The Bible has a very different point of view. It doesn’t describe Christians as Joshua trees in the Mojave Desert but branches on a sustaining vine in the Father’s vineyard (John 15:1-8). Christians dwell in a community set apart from the world and work together to provide encouragement, accountability, and cooperation to further the cause of Jesus Christ. This view is modeled by the very first Christians described by Luke in Acts 2:42: “And they devoted themselves to the apostles’ teaching and the fellowship, to the breaking of bread and the prayers.” Key phrases in the New Testament are “come together” (1 Cor. 11:17-18, 20, 33-34; 14:26) and “one another” (John 13:34-35; 15:7; Rom. 12:10, 16; 15:7; 1 Cor. 16:20; Gal. 5:13; 6:2; et. al.), phrases that are meaningless without the church.
As the body of Christ, our Lord wants us to grow together, not alone. Traditionally, we have done this through worship assemblies, weekly Bible classes, fellowships, and other programs. Some of these, such as the assembly, are not only privileges, but obligations demanded by the Scriptures. Others are programs instituted at the elders’ discretion that equip us for spiritual growth.
I am a firm believer in supporting Bible classes and other church programs, but one of the reasons that we fail to grow together as we should is that we limit our opportunities for growth to what has been planned by others.

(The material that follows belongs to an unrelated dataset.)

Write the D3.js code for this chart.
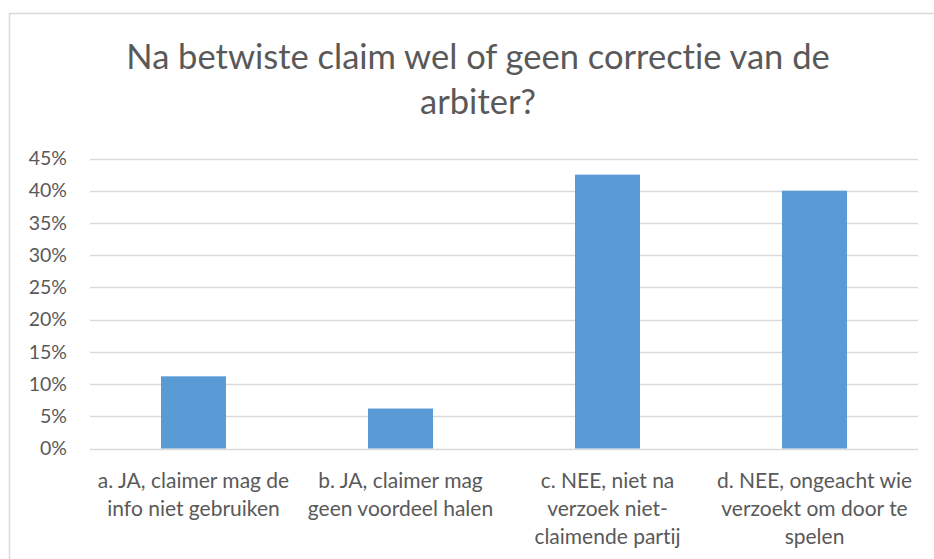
<!DOCTYPE html>
<html>
<head>
<meta charset="utf-8">
<script src="https://cdn.jsdelivr.net/npm/d3@7"></script>
<style>
  body { margin: 0; background: #fff; }
  svg text { font-family: Lato, "Open Sans", sans-serif; fill: #595959; font-variant-ligatures: none; }
</style>
</head>
<body>
<main></main>
<script>
// categories (each label already broken into the lines shown under the axis)
const categories = ["a", "b", "c", "d"];
const categoryLines = [
  ["a. JA, claimer mag de", "info niet gebruiken"],
  ["b. JA, claimer mag", "geen voordeel halen"],
  ["c. NEE, niet na", "verzoek niet-", "claimende partij"],
  ["d. NEE, ongeacht wie", "verzoekt om door te", "spelen"]
];
// share of answers
const shares = [0.112, 0.062, 0.425, 0.40];
const yTicks = [0, 0.05, 0.10, 0.15, 0.20, 0.25, 0.30, 0.35, 0.40, 0.45];
const titleLines = ["Na betwiste claim wel of geen correctie van de", "arbiter?"];

const width = 934, height = 559;
const plot = { left: 90, right: 918, top: 158.5, bottom: 448.5 };

const svg = d3.select("main").append("svg")
  .attr("width", width)
  .attr("height", height);

// chart frame (runs off the bottom/right of the picture)
svg.append("rect")
  .attr("x", 9.5).attr("y", 13.5)
  .attr("width", 960).attr("height", 600)
  .attr("fill", "none")
  .attr("stroke", "#d9d9d9")
  .attr("stroke-width", 1.5);

// title
svg.append("text")
  .attr("text-anchor", "middle")
  .attr("font-size", 34.5)
  .selectAll("tspan")
  .data(titleLines)
  .join("tspan")
    .attr("x", 478)
    .attr("y", (d, i) => 69 + i * 45)
    .text(d => d);

const x = d3.scaleBand()
  .domain(categories)
  .range([plot.left, plot.right])
  .paddingInner(0.686)
  .paddingOuter(0.343);

const y = d3.scaleLinear()
  .domain([0, 0.45])
  .range([plot.bottom, plot.top]);

// gridlines
svg.append("g")
  .selectAll("line")
  .data(yTicks)
  .join("line")
    .attr("x1", plot.left)
    .attr("x2", plot.right)
    .attr("y1", d => Math.round(y(d)) + 0.5)
    .attr("y2", d => Math.round(y(d)) + 0.5)
    .attr("stroke", "#d9d9d9")
    .attr("stroke-width", 1.3);

// y axis labels
const yAxis = svg.append("g")
  .attr("transform", `translate(${plot.left},0)`)
  .call(d3.axisLeft(y).tickValues(yTicks).tickFormat(d3.format(".0%")).tickSize(0).tickPadding(23));
yAxis.select(".domain").remove();
yAxis.selectAll("text")
  .attr("font-size", 19.5)
  .attr("fill", "#595959")
  .style("font-family", 'Lato, "Open Sans", sans-serif');

// bars
svg.append("g")
  .selectAll("rect")
  .data(shares)
  .join("rect")
    .attr("x", (d, i) => x(categories[i]))
    .attr("y", d => y(d))
    .attr("width", x.bandwidth())
    .attr("height", d => y(0) - y(d))
    .attr("fill", "#5b9bd5");

// category labels
svg.append("g")
  .selectAll("text")
  .data(categoryLines)
  .join("text")
    .attr("text-anchor", "middle")
    .attr("font-size", 21)
    .each(function(lines, i) {
      const cx = x(categories[i]) + x.bandwidth() / 2;
      d3.select(this).selectAll("tspan")
        .data(lines)
        .join("tspan")
          .attr("x", cx)
          .attr("y", (d, j) => 488 + j * 28)
          .text(d => d);
    });
</script>
</body>
</html>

Why don’t Christians get together more often in casual circumstances to study their Bibles and talk about what it’s like to follow Christ in a sinful world? Why don’t we get together in each other’s homes more frequently to be together and share our burdens? Years of meeting in traditional settings has put us into a spiritual rut. Are there brothers and sisters in Christ who could help you grow? Find ways to get together with them outside of worship assemblies and Bible classes in more intimate settings where conversations can happen. The weekly services of the church are only the beginning of what we can do to grow together in Jesus Christ.